Car she learned to drive in
Born and raised in Los Angeles, Jeter wanted to get her license as soon as she was eligible to take the driving test. She learned to drive in her grandmother's Cadillac El Dorado, which she thinks was a 1988 model year.
"It didn't have power steering, so I had to keep turning the wheel, keep turning the wheel to get it to turn. It was silver with grey interior," she says. Her grandmother taught her to drive. "When she was teaching me how to drive, her whole thing was, 'You better not hit another car.' So you were really paying attention and making sure you did everything right. You did your hand signals, because you were afraid to hit another car."

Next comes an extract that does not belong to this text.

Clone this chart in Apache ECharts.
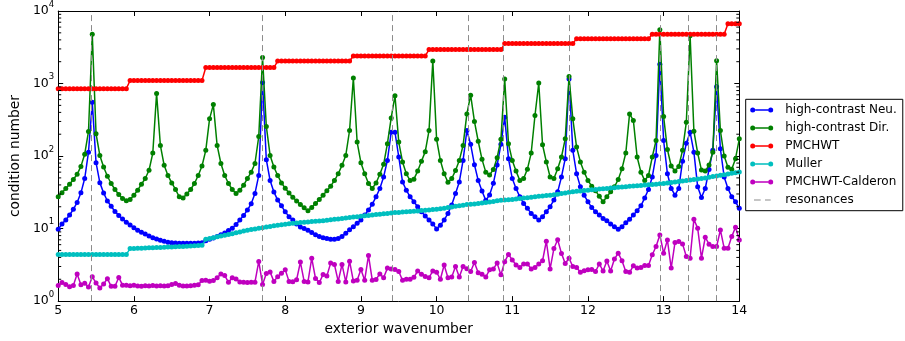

Her grandmother taught her all the basics. "Once she got comfortable with me driving, she didn't say too much. She just sat in the car. But when we first started, she said, 'Check your mirrors, check your signals.' She definitely taught me how to drive. Then, as she got more comfortable with me driving, she would just sit in the passenger seat and let me drive."
Jeter took her test the day after she turned 16. On the day of the test, there was a Jetta in the driveway and her friends were there, waiting to congratulate her. But she failed the test because she rolled through a stop sign.
"All of my friends were at my house, they had balloons, and I'm pulling up with my dad, crying," she says now with a laugh. "Everybody's like, 'What's wrong?' I said, 'I didn't pass!' I had to wait two weeks before I could take it again."
Her parents bought her the used 1988 Jetta, which was her first car. "It was smoke grey. It had light tinted windows and it had a grey interior. I loved my Jetta," she says. "It was a four-door Jetta and since my last name is Jeter, I had a Jetta, it all just worked out."
First car bought
"The first car I bought was 2000 Honda Accord V6 two-door coupe," she says. "It was a brand-new car." She bought it with money she made from working at GameWorks and as the track coach and assistant athletic director at her high school.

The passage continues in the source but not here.